„Spiegel“ verwechselt Opfer und Täter bei Fahrradunfall

Der Rennradfahrer Remco Evenepoel ist von einem Autofahrer verletzt worden. Evenepoel war im Training, als der Fahrer eines Postautos die Tür öffnete, gegen die er dann krachte.

Damit ist zumindest den vorliegenden Berichten zufolge klar, wer Täter und wer Opfer war. Der Spiegel beschreibt den Sachverhalt allerdings anders. Dort steht im Teaser des Beitrags:

Er konnte wohl der Schwingtür eines Postautos nicht mehr ausweichen und kam zu Fall: Rad-Superstar Remco Evenepoel liegt nach einem Trainingsunfall im Krankenhaus.

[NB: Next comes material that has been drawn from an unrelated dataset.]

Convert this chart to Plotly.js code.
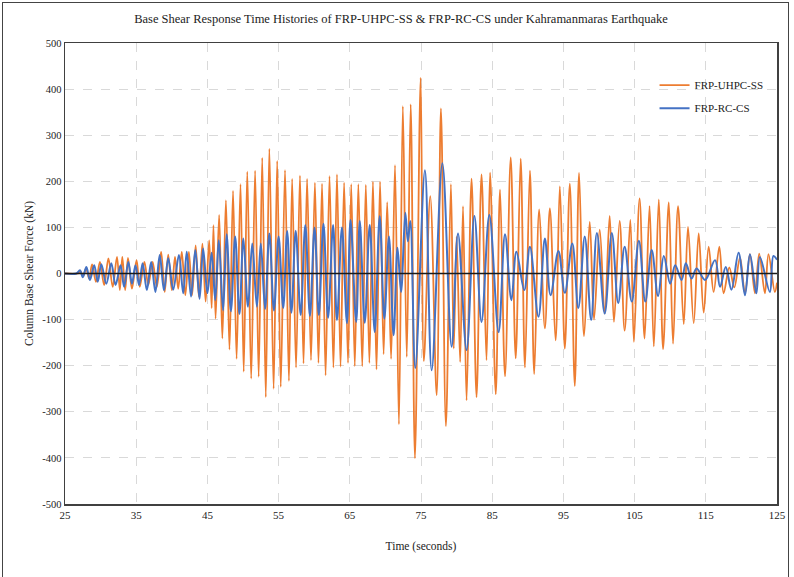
<!DOCTYPE html>
<html>
<head>
<meta charset="utf-8">
<script src="https://cdn.plot.ly/plotly-3.0.1.min.js"></script>
<style>
  html, body { margin: 0; padding: 0; background: #fff; }
  #frame { position: absolute; left: 2px; top: 2px; width: 787px; height: 580px; border: 1px solid #444; box-sizing: border-box; }
  #chart { position: absolute; left: 0; top: 0; width: 794px; height: 577px; }
</style>
</head>
<body>
<div id="chart"></div>
<div id="frame" style="pointer-events:none"></div>
<script>
// FRP-UHPC-SS : time (s) of each peak / trough and base shear (kN)
const uhpcTime = [25, 26.8, 27.2, 27.55, 27.95, 28.4, 28.8, 29.35, 29.9, 30.5, 31.1, 31.7, 32.3, 32.7, 33.05, 33.45, 33.85, 34.4, 35.05, 35.5, 36.15, 36.7, 37.3, 37.9, 38.5, 39.0, 39.5, 40.0, 40.45, 40.9, 41.4, 41.9, 42.4, 42.85, 43.35, 43.8, 44.3, 44.75, 45.25, 45.6, 45.85, 46.15, 46.65, 47.1, 47.6, 48.1, 48.6, 49.1, 49.65, 50.1, 50.6, 51.15, 51.7, 52.2, 52.7, 53.2, 53.7, 54.3, 54.8, 55.3, 55.9, 56.45, 56.9, 57.45, 58.0, 58.5, 59.0, 59.55, 60.1, 60.6, 61.1, 61.6, 62.15, 62.7, 63.2, 63.7, 64.2, 64.75, 65.2, 65.7, 66.2, 66.75, 67.25, 67.75, 68.25, 68.75, 69.25, 69.75, 70.25, 70.8, 71.35, 71.9, 72.45, 73.0, 73.55, 74.15, 74.95, 75.4, 76.3, 77.2, 77.8, 78.5, 79.2, 79.6, 80.0, 80.5, 80.9, 81.4, 82.1, 82.8, 83.5, 84.2, 84.7, 85.5, 86.1, 86.8, 87.6, 88.3, 89.0, 89.6, 90.3, 90.9, 91.6, 92.4, 93.1, 93.9, 94.5, 95.2, 95.9, 96.6, 97.2, 97.9, 98.7, 99.3, 100.1, 100.8, 101.5, 102.1, 102.9, 103.6, 104.4, 104.9, 105.7, 106.4, 107.1, 107.7, 108.4, 109.0, 109.8, 110.4, 111.1, 111.9, 112.5, 113.3, 114.0, 114.7, 115.4, 116.1, 116.9, 117.5, 118.3, 119.0, 119.8, 120.5, 121.2, 121.9, 122.5, 123.3, 123.8, 124.7, 125];
const uhpcShear = [0, 0, 4, -6, 11, -11, 20, -18, 25, -25, 33, -29, 36, -36, 36, -36, 34, -33, 29, -29, 25, -25, 25, -29, 47, -40, 41, -36, 36, -33, 47, -47, 47, -47, 61, -50, 65, -61, 72, -75, 105, -98, 127, -141, 159, -165, 179, -185, 194, -213, 221, -228, 223, -224, 251, -268, 271, -250, 244, -246, 224, -233, 205, -204, 212, -195, 205, -188, 197, -194, 195, -221, 211, -204, 215, -202, 197, -194, 194, -201, 194, -201, 192, -194, 199, -208, 199, -175, 155, -185, 235, -327, 363, -181, 367, -401, 425, -190, 168, -264, 358, -331, 194, -163, 80, -192, 146, -275, 206, -268, 215, -188, 219, -262, 182, -223, 252, -184, 249, -204, 223, -218, 139, -119, 141, -145, 189, -163, 195, -244, 218, -136, 112, -100, 95, -87, 125, -105, 114, -124, 116, -148, 163, -141, 146, -158, 161, -164, 154, -152, 146, -110, 101, -108, 87, -85, 58, -40, 58, -43, 13, -30, 35, -43, 42, -43, 43, -43, 42, -40, -20];

// FRP-RC-CS : time (s) of each peak / trough and base shear (kN)
const rcTime = [25, 26.6, 27.1, 27.5, 28.0, 28.5, 29.1, 29.6, 30.1, 30.8, 31.5, 32.1, 32.8, 33.3, 33.9, 34.4, 34.9, 35.4, 35.9, 36.5, 37.1, 37.7, 38.3, 38.9, 39.5, 40.2, 41.0, 41.6, 42.1, 42.7, 43.3, 43.9, 44.4, 45.0, 45.6, 46.1, 46.6, 47.2, 47.7, 48.3, 48.9, 49.5, 50.05, 50.7, 51.3, 51.95, 52.5, 53.1, 53.7, 54.35, 55.0, 55.65, 56.2, 56.8, 57.4, 58.1, 58.75, 59.4, 60.05, 60.65, 61.3, 61.95, 62.65, 63.2, 63.9, 64.6, 65.1, 65.9, 66.4, 67.1, 67.8, 68.5, 69.2, 69.85, 70.5, 71.15, 71.7, 72.2, 72.8, 73.15, 73.5, 74.2, 75.55, 76.5, 78.0, 79.3, 80.2, 81.4, 82.5, 83.5, 84.6, 85.9, 86.8, 87.7, 88.4, 89.5, 90.3, 91.5, 92.4, 93.2, 94.3, 95.2, 96.25, 97.1, 98.0, 98.9, 99.7, 100.8, 101.8, 102.7, 103.6, 104.6, 105.6, 106.5, 107.4, 108.3, 109.1, 110.0, 110.7, 111.6, 112.2, 113.0, 113.7, 114.9, 116.3, 117.0, 117.8, 118.6, 119.6, 120.5, 121.2, 122.1, 122.6, 124.0, 124.5, 125];
const rcShear = [0, 0, 7, -8, 14, -14, 18, -18, 20, -22, 22, -25, 18, -29, 25, -22, 18, -25, 22, -36, 25, -40, 40, -36, 33, -35, 40, -43, 47, -50, 51, -55, 54, -43, 45, -58, 72, -80, 85, -82, 80, -88, 76, -72, 65, -72, 65, -77, 87, -80, 80, -75, 92, -85, 93, -90, 105, -92, 100, -90, 108, -96, 105, -101, 100, -108, 116, -105, 114, -107, 105, -127, 124, -98, 80, -134, 56, -40, 132, 70, 114, -205, 224, -210, 239, -159, 87, -166, 125, -105, 127, -127, 85, -58, 47, -36, 58, -94, 76, -47, 49, -42, 65, -75, 80, -101, 88, -87, 88, -64, 58, -61, 71, -61, 51, -49, 38, -22, 18, -14, 22, -11, 11, -14, 29, -29, 14, -35, 45, -47, 42, -43, 36, -40, 38, 30];

const xTicks = [25, 35, 45, 55, 65, 75, 85, 95, 105, 115, 125];
const yTicks = [-500, -400, -300, -200, -100, 0, 100, 200, 300, 400, 500];

const serif = 'Liberation Serif, Times New Roman, serif';

const traces = [
  { x: uhpcTime, y: uhpcShear, type: 'scatter', mode: 'lines', name: 'FRP-UHPC-SS', legendgroup: 'a',
    line: { color: '#ED7D31', width: 1.8, shape: 'spline', smoothing: 1 } },
  { x: rcTime, y: rcShear, type: 'scatter', mode: 'lines', name: 'FRP-RC-CS', legendgroup: 'b',
    line: { color: '#4472C4', width: 2, shape: 'spline', smoothing: 1 } }
];

const layout = {
  width: 794, height: 577,
  margin: { l: 65, r: 17, t: 43, b: 73 },
  paper_bgcolor: '#ffffff', plot_bgcolor: '#ffffff',
  font: { family: serif, size: 11, color: '#222' },
  title: { text: 'Base Shear Response Time Histories of FRP-UHPC-SS &amp; FRP-RC-CS under Kahramanmaras Earthquake',
           font: { family: serif, size: 12.5, color: '#222' }, x: 0.505, xanchor: 'center', y: 0.968, yanchor: 'middle' },
  xaxis: {
    range: [25, 125], tickvals: xTicks, ticktext: xTicks.map(String),
    showgrid: true, gridcolor: '#d9d9d9', griddash: 'dash', gridwidth: 1,
    zeroline: false, showline: true, linecolor: '#404040', linewidth: 1.5, mirror: true,
    ticks: '', tickfont: { family: serif, size: 11, color: '#222' },
    title: { text: 'Time (seconds)', font: { family: serif, size: 11.5, color: '#222' }, standoff: 22 }
  },
  yaxis: {
    range: [-500, 500], tickvals: yTicks, ticktext: yTicks.map(String),
    showgrid: true, gridcolor: '#d9d9d9', griddash: 'dash', gridwidth: 1,
    zeroline: false, showline: true, linecolor: '#404040', linewidth: 1.5, mirror: true,
    ticks: '', tickfont: { family: serif, size: 10.5, color: '#222' },
    title: { text: 'Column Base Shear Force (kN)', font: { family: serif, size: 11.5, color: '#222' }, standoff: 6 }
  },
  shapes: [
    { type: 'line', xref: 'paper', yref: 'y', x0: 0, x1: 1, y0: 0, y1: 0, layer: 'above',
      line: { color: '#1a1a1a', width: 1.6 } }
  ],
  legend: {
    x: 0.828, y: 0.94, xanchor: 'left', yanchor: 'top',
    bgcolor: 'rgba(0,0,0,0)', borderwidth: 0,
    font: { family: serif, size: 11, color: '#222' },
    itemwidth: 30, tracegroupgap: 4
  },
  showlegend: true
};

Plotly.newPlot('chart', traces, layout, { displayModeBar: false, staticPlot: true });
</script>
</body>
</html>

Er konnte wohl der Schwingtür eines Postautos nicht mehr ausweichen und kam zu Fall: Rad-Superstar Remco Evenepoel liegt nach einem Trainingsunfall im Krankenhaus. Sein Teamchef beschwert sich über rücksichtslose Autofahrer.

DER SPIEGEL (@spiegel.de) 2024-12-03T15:51:08Z

Das aber kehrt Täter und Opfer um. Evenepoel ist nicht gefallen, weil er nicht in der Lage, unfähig  oder zu doof war, der Tür auszuweichen, sondern weil der Autofahrer diese erst geöffnet hat, als Ausweichen (oder Bremsen) unmöglich war.

Leider beschreiben Medien ebenso wie Polizeidienststellen, von denen sie die Informationen oft auch im Wortlaut übernehmen, Unfälle mit Radfahrern – gleich ob Profis oder Pendlern – oft in dieser Art und Weise. Weil sie den Verkehr aus der Perspektive des Autofahrers betrachten. Man sieht das auch an weiteren Formulierungen wie etwa der Überschrift im Spiegel:

Doppelolympiasieger Evenepoel kollidiert auf Rennrad mit Postauto

Dort kollidiert ein Mensch mit einem Gegenstand – nicht das Fahrrad mit dem Auto, nicht der Radfahrer mit dem Autofahrer, sondern der Radfahrer mit dem Auto. Im gesamten Artikel wird der Autofahrer kein einziges Mal erwähnt – namentlich natürlich ohnehin nicht, aber nicht mal als Verursacher. Stattdessen findet man eine Formulierung wie

Der Radprofi habe der Schwingtür des Fahrzeugs nicht mehr ausweichen können…

Als habe die Schwingtür einen eigenen Willen und sich einfach so geöffnet.

Das hat leider Methode. Der Allgemeine Deutsche Fahrrad-Club (ADFC) kritisiert schon seit Jahren, dass nicht nur Medien, sondern auch die Polizei die Unfallverursacher unsichtbar mache.

ADFC-Pressesprecherin Stephanie Krone sagte:

„Unfallberichte der Polizei lesen sich häufig so, als ob auf den Straßen lauter unbemannte Kraftfahrzeuge unterwegs seien, die schicksalhaft Menschen auf Rädern gefährden. In Blaulicht-Meldungen heißt es dann, ein Auto habe eine Radfahrerin ‚erfasst‘. Ein Junge ‚geriet‘ unter einen Lkw. Oder: Ein Radfahrer wurde von einem Auto ‚aufgeladen‘ und zu Boden geschleudert. Dabei sitzt am Steuer eine Person, die laut Straßenverkehrsordnung ihr Fahrzeug so führen muss, dass niemand anderes gefährdet wird. Wer so schreibt, als wäre das Kraftfahrzeug das handelnde Subjekt, verschont die Person im Auto vor dem Blick des Lesers – und damit vor der Schuldfrage. Unser Appell: Benennen Sie nicht nur, was die Person auf dem Rad tut oder erleidet, sondern benennen Sie die Autofahrerin oder den Lastwagenfahrer – und beschreiben Sie in Aktivsätzen ihr Verhalten vor und während der Kollision!“

Auch das Deutschlandfunk-Medienmagazin @mediasres, für das ich arbeite, hat darüber berichtet.

Gerade Medien, die sich einen umstrittenen Slogan wie „Sagen, was ist“ geben, müssen darauf achten, dass sie das dann auch tun. Hier aber wurde verschwiegen, was ist – zulasten des Opfers, zugunsten des Täters.

Diese Formulierung des @spiegel.de sucht die Schuld beim Opfer. Er konnte nicht ausweichen? Er musste auch nicht ausweichen. Der Autofahrer hat verdammt nochmal die Tür nicht zu öffnen. Das Framing zugunsten von Autofahrern ist leider in Medien weit verbreitet.